Recherche sur l'embryon : deux points de vue
La recherche scientifique
sur les embryons est légitime
Jamais l'Eglise catholique n'a caché qu'elle entendait
" peser sur les débats " relatifs à la révision de la loi de
bioéthique de 2004, en ce qui concerne les
recherches sur l'embryon plus particulièrement.
La tribune de l'archevêque de Rennes, Pierre
d'Ornellas (Le Monde du 7 avril) et celle de
Jérôme Beau directeur du Collège des Bernardins
(avec Brice de Malherbe), parue le 8 avril
surLemonde.fr, sont des expressions de cet
engagement.
Avec la diffusion de l'imagerie médicale et
de films montrant le développement de l'enfant
conçu depuis l'embryon jusqu'à la naissance,
une certaine sensibilité au sort des entités
anténatales s'est répandue, même parmi les
défenseurs les plus radicaux du droit d'avorter.
La connaissance de faits concernant la continuité
biologique entre l'embryon et l'enfant né a
renforcé, chez certains, la conviction qu'il fallait
traiter les deux avec le même respect.
La notion de " personne potentielle " a été mise
en avant pour justifier l'idée que le droit
d'avorter n'impliquait pas que l'embryon puisse
être traité comme un objet qu'on peut utiliser à sa guise.

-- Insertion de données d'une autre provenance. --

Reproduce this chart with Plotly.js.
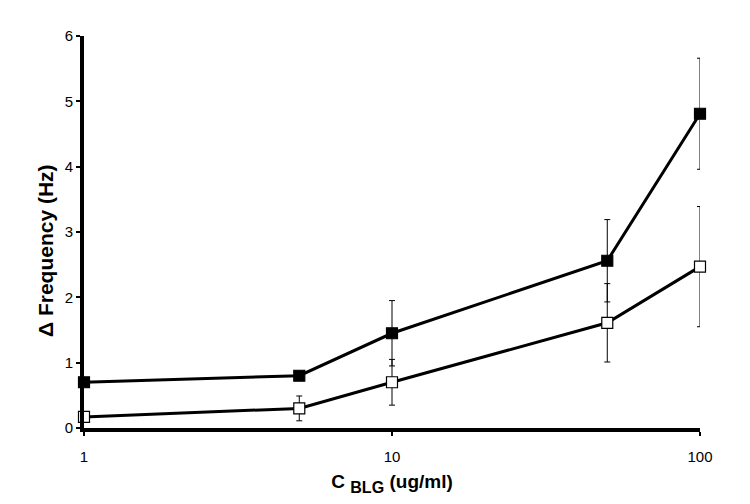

Pourtant, aucun de ces changements
importants des connaissances, de la sensibilité
et même de l'ontologie (avec l'apparition des
" personnes potentielles ") n'a réussi à donner
un statut moral clair à l'embryon.
Les attributions de personnalité aux entités
prénatales, comme on peut les appeler,
ont des conséquences que personne n'est prêt
à accepter. Ainsi, l'idée qu'un embryon pourrait
subir le même genre de préjudice qu'un enfant
déjà né aurait l'implication peu attrayante que la
destruction intentionnelle d'une éprouvette
contenant un embryon devrait être considérée
comme un meurtre ou, pire encore, comme
un meurtre commis sur un mineur.
Qui serait prêt à endosser ce genre de conclusion ?
En réalité, le passage de la connaissance
des faits scientifiques aux décisions morales a
toujours posé un problème logique. A partir des
mêmes faits concernant l'embryon, on peut lui
accorder des statuts juridiques et moraux
complètement différents (de la non-personne
à la personne, en passant par la " personne
potentielle ").
Quant à l'argument de la dignité humaine,
il est ambigu. Il permet de justifier des positions
morales opposées. Au nom de la dignité de
la personne humaine, on peut justifier à la fois
l'interdiction absolue de l'euthanasie (nous n'avons
pas le droit de " disposer de notre humanité ", toutes
les vies sont " dignes d'être vécues ", etc.) et sa liberté
complète (nous avons le " droit de mourir dans la dignité ").
L'ambiguïté de l'argument
On peut soutenir à la fois la criminalisation
de tout commerce du corps et la liberté de faire
ce qu'on veut de son propre corps, y compris
contre de l'argent. Dans le débat public sur la
gestation pour autrui, l'ambiguïté de l'argument
de la dignité humaine est flagrante. Est-il plus
conforme à la dignité de la personne humaine de
laisser aux femmes la liberté de se servir de leurs
capacités procréatives comme elles l'entendent
ou de leur interdire de le faire par la loi ?
L'argument de la dignité humaine ne le dit pas.
De la même façon, l'argument de la dignité
humaine peut, certes, servir à justifier l'interdit
sur la recherche et l'utilisation de l'embryon.
Mais on peut aussi, à partir de ce même argument,
justifier la liberté de la recherche scientifique
qui est l'honneur de l'esprit humain, surtout lorsque
son but principal est de diminuer la quantité de
souffrances dues aux maladies. Il n'est pas
difficile de comprendre pourquoi même les
représentants des grandes religions font appel
aux deux arguments de l'état des
connaissances scientifiques et de la dignité humaine.
Ce sont des arguments neutres, qui ne
sont pas spécialement religieux. Mais ils ne
suffisent certainement pas à fonder une position
claire et incontestable dans le débat bioéthique.